ほかにも売り切りのパッケージソフトとして開発していた大学向け学習管理システム(LMS)「in Campusシリーズ」を、この5月下旬からSaaS化しています。個別SIで納入する場合は、学生数5000人以上でIT投資の余力がある大規模な大学を主な販売ターゲットにせざるを得ませんでしたが、SaaS化することで、大学全体の6割を占めるボリュームゾーンである500~5000人未満の中規模大学や一部専門学校もターゲットに入ります。同様に比較的規模の大きい製造業向けに開発してきた売れ筋商材の需要予測システム「FOREMAST」についても、SaaS化によって販売ターゲットの裾野を広げることを検討しています。
こうした業務アプリに加え、どの中堅中小企業でも必要となる情報セキュリティや、ドキュメントで培ったノウハウを生かしたデータ保護など、業種を問わずに展開できるサービスを拡充することで、25年をめどにITソリューション事業を昨年度実績から約1000億円上乗せして3000億円に増やすとともに、キヤノンデバイスの販売増や稼働率の向上につなげていきます。
Favorite Goods
錫(すず)のコップ。
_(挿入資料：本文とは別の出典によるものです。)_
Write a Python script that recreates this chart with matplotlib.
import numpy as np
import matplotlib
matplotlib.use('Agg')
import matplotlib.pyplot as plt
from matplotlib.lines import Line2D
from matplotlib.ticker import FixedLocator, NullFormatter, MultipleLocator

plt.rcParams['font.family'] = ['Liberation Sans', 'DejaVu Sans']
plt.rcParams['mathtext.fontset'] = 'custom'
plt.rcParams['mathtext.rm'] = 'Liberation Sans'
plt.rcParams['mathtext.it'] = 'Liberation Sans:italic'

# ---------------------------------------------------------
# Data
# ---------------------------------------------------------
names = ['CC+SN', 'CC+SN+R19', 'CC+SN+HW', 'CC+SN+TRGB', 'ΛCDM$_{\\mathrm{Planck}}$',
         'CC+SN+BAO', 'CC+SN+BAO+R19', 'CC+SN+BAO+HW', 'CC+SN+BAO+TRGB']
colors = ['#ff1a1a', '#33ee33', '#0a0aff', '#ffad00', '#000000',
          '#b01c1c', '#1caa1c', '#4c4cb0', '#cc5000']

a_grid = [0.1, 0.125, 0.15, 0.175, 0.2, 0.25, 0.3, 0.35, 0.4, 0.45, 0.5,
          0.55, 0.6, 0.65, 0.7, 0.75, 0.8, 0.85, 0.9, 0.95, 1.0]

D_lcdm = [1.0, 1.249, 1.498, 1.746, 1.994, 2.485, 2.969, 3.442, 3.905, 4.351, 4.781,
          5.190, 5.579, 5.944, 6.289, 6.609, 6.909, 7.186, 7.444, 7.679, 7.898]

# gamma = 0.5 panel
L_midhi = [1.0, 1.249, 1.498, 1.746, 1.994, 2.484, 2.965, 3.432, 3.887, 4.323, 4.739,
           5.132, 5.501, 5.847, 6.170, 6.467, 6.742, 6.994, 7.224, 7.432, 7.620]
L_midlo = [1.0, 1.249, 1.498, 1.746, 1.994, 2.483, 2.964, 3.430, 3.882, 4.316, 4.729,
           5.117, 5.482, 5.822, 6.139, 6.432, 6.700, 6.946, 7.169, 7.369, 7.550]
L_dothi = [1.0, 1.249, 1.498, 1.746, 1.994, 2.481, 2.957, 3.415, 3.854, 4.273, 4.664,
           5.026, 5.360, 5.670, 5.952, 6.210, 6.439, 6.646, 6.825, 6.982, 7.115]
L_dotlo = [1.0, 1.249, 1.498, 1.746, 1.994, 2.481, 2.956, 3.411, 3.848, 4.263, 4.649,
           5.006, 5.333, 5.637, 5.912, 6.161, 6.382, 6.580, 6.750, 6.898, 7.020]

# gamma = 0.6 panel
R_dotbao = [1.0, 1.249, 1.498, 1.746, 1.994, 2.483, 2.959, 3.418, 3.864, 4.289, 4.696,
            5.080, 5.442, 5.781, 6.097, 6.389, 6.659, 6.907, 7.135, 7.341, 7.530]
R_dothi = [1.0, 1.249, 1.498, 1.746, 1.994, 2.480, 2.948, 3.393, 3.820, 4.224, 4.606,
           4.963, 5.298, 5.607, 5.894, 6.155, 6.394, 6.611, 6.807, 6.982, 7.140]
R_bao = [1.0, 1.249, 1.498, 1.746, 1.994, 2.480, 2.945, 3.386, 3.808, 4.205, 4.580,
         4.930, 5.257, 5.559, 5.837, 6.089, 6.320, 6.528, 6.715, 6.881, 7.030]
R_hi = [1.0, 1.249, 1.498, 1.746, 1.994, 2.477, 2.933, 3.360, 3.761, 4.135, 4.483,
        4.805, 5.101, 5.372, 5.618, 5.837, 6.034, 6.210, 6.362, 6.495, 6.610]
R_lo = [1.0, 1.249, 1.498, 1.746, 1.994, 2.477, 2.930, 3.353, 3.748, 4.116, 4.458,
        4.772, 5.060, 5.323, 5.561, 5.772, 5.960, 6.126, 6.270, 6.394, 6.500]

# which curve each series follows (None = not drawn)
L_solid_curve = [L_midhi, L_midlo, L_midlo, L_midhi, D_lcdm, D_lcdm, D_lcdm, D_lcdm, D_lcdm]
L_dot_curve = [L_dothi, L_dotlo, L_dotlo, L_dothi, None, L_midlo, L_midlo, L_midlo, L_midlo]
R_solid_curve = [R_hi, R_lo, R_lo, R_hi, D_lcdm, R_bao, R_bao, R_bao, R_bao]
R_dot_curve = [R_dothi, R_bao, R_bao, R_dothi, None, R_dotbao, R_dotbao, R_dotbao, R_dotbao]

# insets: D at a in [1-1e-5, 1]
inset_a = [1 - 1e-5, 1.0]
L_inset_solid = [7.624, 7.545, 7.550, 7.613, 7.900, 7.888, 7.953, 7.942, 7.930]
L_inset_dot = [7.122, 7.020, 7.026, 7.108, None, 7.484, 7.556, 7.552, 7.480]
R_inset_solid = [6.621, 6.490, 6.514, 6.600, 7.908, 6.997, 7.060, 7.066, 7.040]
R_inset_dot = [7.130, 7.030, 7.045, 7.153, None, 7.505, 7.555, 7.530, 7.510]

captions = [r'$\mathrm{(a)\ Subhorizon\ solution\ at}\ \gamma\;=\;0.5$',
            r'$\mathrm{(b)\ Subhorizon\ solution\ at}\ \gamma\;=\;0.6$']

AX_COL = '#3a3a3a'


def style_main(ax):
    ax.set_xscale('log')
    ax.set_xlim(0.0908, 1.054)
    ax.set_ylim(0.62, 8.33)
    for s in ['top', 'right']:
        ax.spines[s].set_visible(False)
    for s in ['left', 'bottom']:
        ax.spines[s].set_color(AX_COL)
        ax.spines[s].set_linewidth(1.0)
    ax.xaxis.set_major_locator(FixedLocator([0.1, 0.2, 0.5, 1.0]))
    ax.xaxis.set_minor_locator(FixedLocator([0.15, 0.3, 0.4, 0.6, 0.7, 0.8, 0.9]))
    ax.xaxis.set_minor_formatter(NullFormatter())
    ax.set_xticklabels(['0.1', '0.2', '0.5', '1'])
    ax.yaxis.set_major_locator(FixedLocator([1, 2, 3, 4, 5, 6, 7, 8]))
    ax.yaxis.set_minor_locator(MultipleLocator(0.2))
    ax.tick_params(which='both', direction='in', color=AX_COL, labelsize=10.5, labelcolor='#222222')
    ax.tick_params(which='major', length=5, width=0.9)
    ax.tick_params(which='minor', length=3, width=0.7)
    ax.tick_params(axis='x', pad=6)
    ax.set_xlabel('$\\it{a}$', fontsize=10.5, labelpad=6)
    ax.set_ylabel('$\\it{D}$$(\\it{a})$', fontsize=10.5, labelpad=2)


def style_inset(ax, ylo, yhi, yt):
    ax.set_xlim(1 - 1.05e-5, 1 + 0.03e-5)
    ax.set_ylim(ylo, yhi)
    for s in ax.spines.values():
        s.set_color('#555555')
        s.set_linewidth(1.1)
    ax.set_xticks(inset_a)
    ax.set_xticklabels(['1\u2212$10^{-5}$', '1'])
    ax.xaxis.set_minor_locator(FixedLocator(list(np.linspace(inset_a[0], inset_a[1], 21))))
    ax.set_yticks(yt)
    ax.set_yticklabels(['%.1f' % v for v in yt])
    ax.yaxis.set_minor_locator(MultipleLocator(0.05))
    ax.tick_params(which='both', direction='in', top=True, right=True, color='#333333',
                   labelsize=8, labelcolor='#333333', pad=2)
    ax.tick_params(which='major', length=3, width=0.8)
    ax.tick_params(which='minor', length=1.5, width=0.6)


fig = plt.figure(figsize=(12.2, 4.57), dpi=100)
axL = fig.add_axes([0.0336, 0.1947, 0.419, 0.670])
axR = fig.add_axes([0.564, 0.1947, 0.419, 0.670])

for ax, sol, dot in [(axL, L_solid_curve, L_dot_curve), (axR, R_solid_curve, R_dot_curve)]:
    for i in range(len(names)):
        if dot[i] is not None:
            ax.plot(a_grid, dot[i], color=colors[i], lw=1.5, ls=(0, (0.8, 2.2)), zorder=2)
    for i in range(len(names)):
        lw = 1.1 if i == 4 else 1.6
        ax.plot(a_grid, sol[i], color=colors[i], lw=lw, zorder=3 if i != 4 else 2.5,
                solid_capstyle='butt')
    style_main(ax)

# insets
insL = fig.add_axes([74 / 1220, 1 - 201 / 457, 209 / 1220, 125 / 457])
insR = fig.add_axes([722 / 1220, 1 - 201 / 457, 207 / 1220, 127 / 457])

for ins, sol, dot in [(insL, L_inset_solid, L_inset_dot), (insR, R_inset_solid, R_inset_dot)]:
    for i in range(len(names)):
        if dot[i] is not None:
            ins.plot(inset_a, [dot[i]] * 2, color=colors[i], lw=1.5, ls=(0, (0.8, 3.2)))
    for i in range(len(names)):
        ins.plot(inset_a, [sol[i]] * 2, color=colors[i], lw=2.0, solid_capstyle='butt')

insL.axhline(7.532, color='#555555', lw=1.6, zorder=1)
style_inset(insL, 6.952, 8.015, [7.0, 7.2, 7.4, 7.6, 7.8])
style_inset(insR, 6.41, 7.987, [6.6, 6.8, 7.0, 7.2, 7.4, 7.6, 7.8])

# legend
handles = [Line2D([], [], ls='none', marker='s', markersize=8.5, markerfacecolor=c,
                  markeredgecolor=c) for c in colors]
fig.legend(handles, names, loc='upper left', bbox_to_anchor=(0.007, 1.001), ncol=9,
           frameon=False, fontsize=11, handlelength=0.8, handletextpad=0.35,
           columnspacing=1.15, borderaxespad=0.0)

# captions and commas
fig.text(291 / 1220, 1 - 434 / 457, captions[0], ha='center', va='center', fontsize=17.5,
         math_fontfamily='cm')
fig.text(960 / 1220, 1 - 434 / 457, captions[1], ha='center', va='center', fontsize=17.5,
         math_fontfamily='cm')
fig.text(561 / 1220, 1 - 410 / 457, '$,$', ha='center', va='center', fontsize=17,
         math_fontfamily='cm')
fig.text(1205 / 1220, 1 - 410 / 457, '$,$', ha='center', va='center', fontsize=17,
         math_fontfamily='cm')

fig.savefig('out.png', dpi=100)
「冷えたビールを注ぐとまるでクリームみたいな泡立ちになり、実際以上に冷たく感じる」と愛用している。奥様からの贈り物で、「あまり飲み過ぎないように」との思いが小さめのコップに込められているとか。
眼光紙背 ~取材を終えて~
社会の課題を突き詰めると顧客の課題に行き着く
「社会が抱える課題を突き詰めていくと、顧客企業の課題に行き着く」と足立社長は話す。例えば、人類の解決すべき課題を列挙したSDGs(持続可能な開発目標)の12番で掲げられている「つくる責任、つかう責任」の項目の中では、本来食べられるのに捨てられてしまう食品ロスをなくそうと謳っている。これをキヤノンマーケティングジャパンの商品に照らし合わせると、需要予測システム「FOREMAST」によって食品ロスを減らせることが分かる。
「SDGsの○番の解決に役立つ○○というITソリューションは、同じような課題で困っている顧客の課題解決、ひいては当社のビジネスの伸びにつながっていくとの考えを習慣づけ、定着させよう」と、今年3月に社長に就任してから意識的に社員に呼びかけている。
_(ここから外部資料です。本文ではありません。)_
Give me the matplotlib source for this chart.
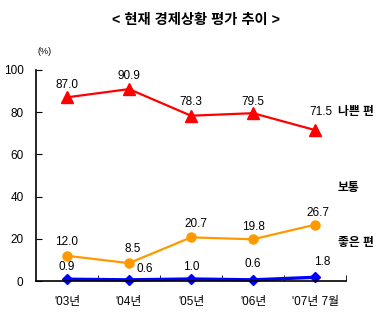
import matplotlib as mpl
mpl.use('Agg')
import matplotlib.pyplot as plt

plt.rcParams['font.family'] = ['Liberation Sans', 'Noto Sans CJK KR']

years = ["'03년", "'04년", "'05년", "'06년", "'07년 7월"]
bad = [87.0, 90.9, 78.3, 79.5, 71.5]
good = [12.0, 8.5, 20.7, 19.8, 26.7]
normal = [0.9, 0.6, 1.0, 0.6, 1.8]

fig = plt.figure(figsize=(3.91, 3.22), dpi=100)
ax = fig.add_axes([0.092, 0.127, 0.793, 0.656])

x = list(range(len(years)))
ax.plot(x, bad, '-', color='#ff0000', lw=1.6, marker='^', ms=8, clip_on=False)
ax.plot(x, good, '-', color='#ff9900', lw=1.6, marker='o', ms=6.5, clip_on=False)
ax.plot(x, normal, '-', color='#0000ff', lw=2.4, marker='D', ms=5.5, clip_on=False)

fs = 8.5
# label offsets in pixels (dx, dy up)
bad_off = [(0, 12), (0, 13), (0, 14), (0, 11), (6, 18)]
good_off = [(0, 14), (4, 14), (5, 13), (0, 12), (3, 12)]
norm_off = [(0, 12), (16, 11), (0, 12), (0, 16), (7, 15)]
for vals, offs in [(bad, bad_off), (good, good_off), (normal, norm_off)]:
    for i in x:
        dx, dy = offs[i]
        ax.annotate(f'{vals[i]:.1f}', (i, vals[i]), xytext=(dx * 0.72, dy * 0.72),
                    textcoords='offset points', ha='center', va='center', fontsize=fs)

# series names on the right, in figure pixels
names = ['나쁜 편', '보통', '좋은 편']
name_y = [112, 188, 243]
for name, py in zip(names, name_y):
    fig.text(338 / 391, 1 - py / 322, name, fontsize=8.5, fontweight='bold',
             va='center', ha='left')

ax.set_xlim(-0.5, 4.5)
ax.set_ylim(0, 100)
ax.set_yticks([0, 20, 40, 60, 80, 100])
ax.set_xticks(x)
ax.set_xticklabels(years, fontsize=fs)
ax.set_xticks([0.5, 1.5, 2.5, 3.5, 4.5], minor=True)
ax.tick_params(axis='x', which='major', length=0, pad=11)
ax.tick_params(axis='x', which='minor', direction='in', length=4)
ax.tick_params(axis='y', direction='in', length=4, labelsize=fs, pad=9)
for s in ['top', 'right']:
    ax.spines[s].set_visible(False)
ax.spines['left'].set_linewidth(1.2)
ax.spines['bottom'].set_linewidth(1.2)

fig.text(45 / 391, 1 - 52 / 322, '(%)', fontsize=6.5, ha='center', va='center')
fig.text(0.5, 1 - 20 / 322, '< 현재 경제상황 평가 추이 >', fontsize=10.3, fontweight='bold',
         ha='center', va='center')

fig.savefig('out.png', dpi=100)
足立社長自身、現場の営業を担っていたときから顧客の困りごとを素早く見つけて、「こうやって解決しませんか?」と、提案して注文を取ってくる営業スタイルを貫いてきた。これをさらにバージョンアップさせ、SDGsやキヤノングループが企業理念で謳う「共生」の実践、グループDNAである「進取の気性」で果敢に挑戦し、新しい価値の創出につなげていく。
プロフィール
足立正親
(あだち まさちか)
1960年、神奈川県生まれ。82年、学習院大学経済学部卒業。同年、キヤノン販売(現キヤノンマーケティングジャパン)入社。2009年、ビジネスソリューションカンパニーMA販売事業部長。13年、上席執行役員。15年、取締役常務執行役員。18年、取締役常務執行役員エンタープライズビジネスユニット長(兼)キヤノンITソリューションズ代表取締役社長。19年、キヤノンマーケテイングジャパン専務執行役員。21年3月26日、代表取締役社長に就任。
会社紹介
キヤノンマーケティングジャパンは、昨年度(20年12月期)はコロナ禍の影響もあって減収減益に甘んじたが、今年度(21年12月期)連結売上高は前年度比4.0%増の5670億円、営業利益は同8.6%増の340億円を見込む。25年までの長期経営構想では連結売上高6500億円(うちITソリューション事業3000億円)、営業利益500億円を目指す。